Sa tante n’en revient toujours pas du drame de la station Etienne-Marcel. « C’est très violent. On était là, dimanche dernier. On avait mangé avec elle et sa famille. Mais quarante-huit heures après, on se demande ce qui a pu se passer », confie-t-elle, des sanglots dans la voix, les yeux rougis par l’émotion. « La famille prépare les funérailles de Vy-Anh et attend des parents qui viennent pour l’occasion d’Australie et des Etats-Unis. »
Veste à carreaux
Depuis lundi, une véritable chasse à l’homme est lancée pour retrouver l’homme à la veste à carreaux. La brigade des réseaux ferrés (BRF) a saisi les enregistrements des caméras de surveillance sur le quai et dans les couloirs de la station. En plus de ces images, un témoin a pris des photos avec son téléphone.
Ironie tragique, il y a seulement quelques semaines, la Préfecture de Police a lancé une campagne de prévention contre les vols de téléphones portables. Elle distribue même un dépliant en forme de téléphone qui prévient en français, anglais, allemand, chinois et japonais : « Votre téléphone est précieux, il peut faire des envieux. Nous vous conseillons d’être vigilants si vous l’utilisez en public. » En 2010, la police a enregistré une explosion des vols de portables dans le métro. Ainsi, début décembre, la Préfecture indiquait : « Plus de 50 % des objets volés dans les transports en commun, au cours du mois d’octobre, ont été des smartphones ». « Les plus convoités sont les iPhone 3 et 4 de dernière génération », indiquent les enquêteurs de la brigade des réseaux ferrés.

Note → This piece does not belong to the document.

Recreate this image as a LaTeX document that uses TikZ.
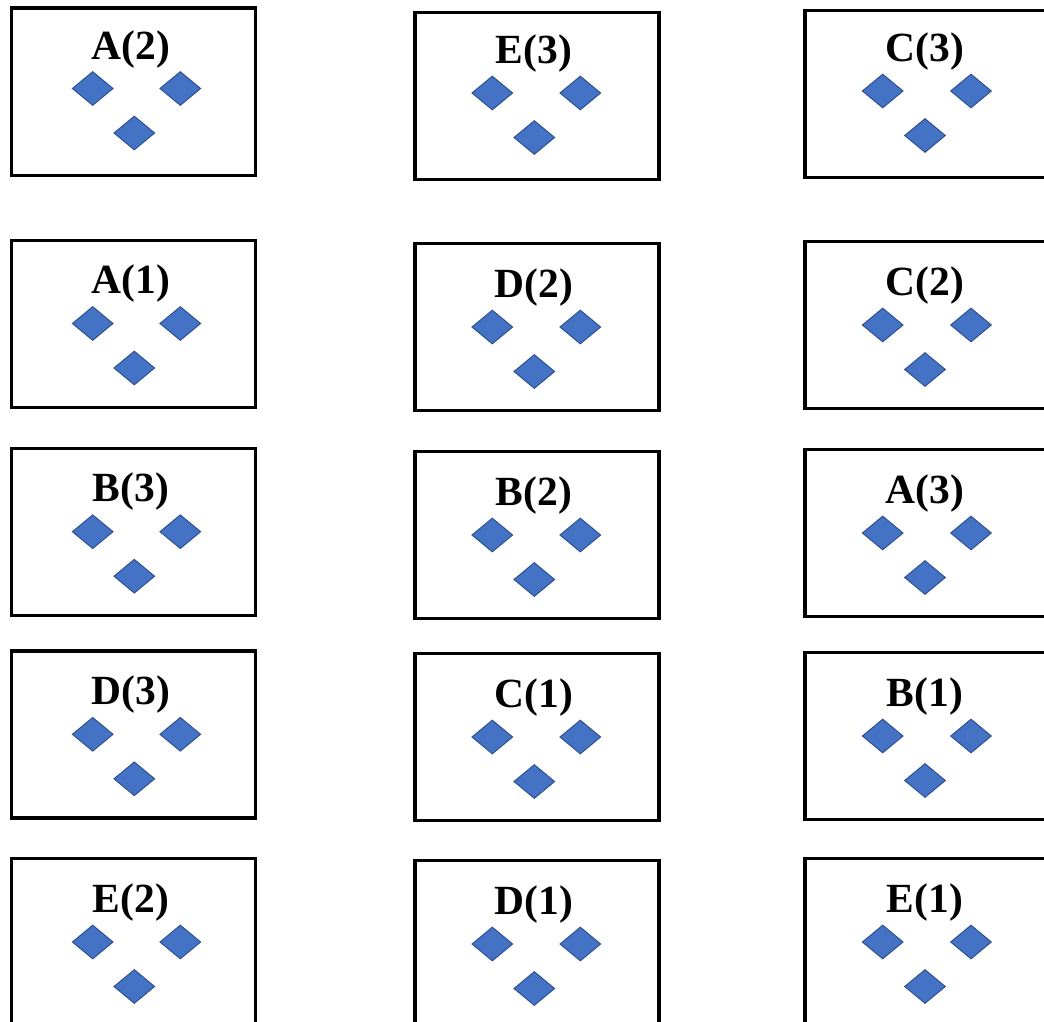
\documentclass[tikz,border=0pt]{standalone}
\usepackage{fontspec}
\setmainfont{Liberation Serif}
\usetikzlibrary{shapes.geometric}
\definecolor{dfill}{HTML}{4472C4}
\definecolor{dline}{HTML}{2F528F}
\begin{document}
\begin{tikzpicture}[x=1pt,y=-1pt,
  card/.style={draw=black,line width=3.2pt,rectangle,minimum width=244pt,minimum height=167pt,anchor=north west,inner sep=0pt},
  gem/.style={diamond,fill=dfill,draw=dline,line width=1pt,minimum width=41pt,minimum height=34pt,inner sep=0pt},
  lbl/.style={anchor=base,font=\fontsize{41.5}{48}\selectfont\bfseries,inner sep=0pt}]
\useasboundingbox (0,0) rectangle (1044,1022);
\clip (0,0) rectangle (1044,1022);
\foreach \tx/\c/\r/\by in {
  A(2)/1/1/6.5, A(1)/1/2/238.5, B(3)/1/3/446.7, D(3)/1/4/649.3, E(2)/1/5/857,
  E(3)/2/1/11, D(2)/2/2/242, B(2)/2/3/450, C(1)/2/4/652, D(1)/2/5/859,
  C(3)/3/1/9, C(2)/3/2/240, A(3)/3/3/448, B(1)/3/4/651, E(1)/3/5/857}{
  \pgfmathsetmacro\bx{{9.5,413.3,803.3}[\c-1]}
  \pgfmathsetmacro\cx{{131,534,925}[\c-1]}
  \pgfmathsetmacro\dl{{92.7,492.3,882.7}[\c-1]}
  \pgfmathsetmacro\dr{{180.3,580.3,971}[\c-1]}
  \pgfmathsetmacro\db{{134.3,534.3,925}[\c-1]}
  \pgfmathsetmacro\du{\r==1?82:85}
  \pgfmathsetmacro\dd{\r==1?126.5:129.5}
  \pgfmathsetmacro\dt{\r==1?53:55}
  \node[card] (box\c\r) at (\bx,\by) {};
  \node[lbl] (lab\c\r) at (\cx,\by+\dt) {\tx};
  \node[gem] (gl\c\r) at (\dl,\by+\du) {};
  \node[gem] (gr\c\r) at (\dr,\by+\du) {};
  \node[gem] (gb\c\r) at (\db,\by+\dd) {};
}
\end{tikzpicture}
\end{document}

« Dans notre jargon nous appelons ça des arrachages. Les voleurs, souvent des mineurs, repèrent les marques de téléphones, parfois à partir des écouteurs. L’occasion fait le larron, mais une personne fluette est bien sûr plus exposée que celui qui mesure 1,90 m et pèse 120 kg. A Etienne-Marcel, le voleur était seul, mais généralement ils agissent en bande. Quand ils sont seuls, c’est plus violent… » Ces smartphones si prisés sont revendus sous le manteau, au tiers du prix c’est-à-dire environ 200 €. Un butin dérisoire, en comparaison du drame provoqué.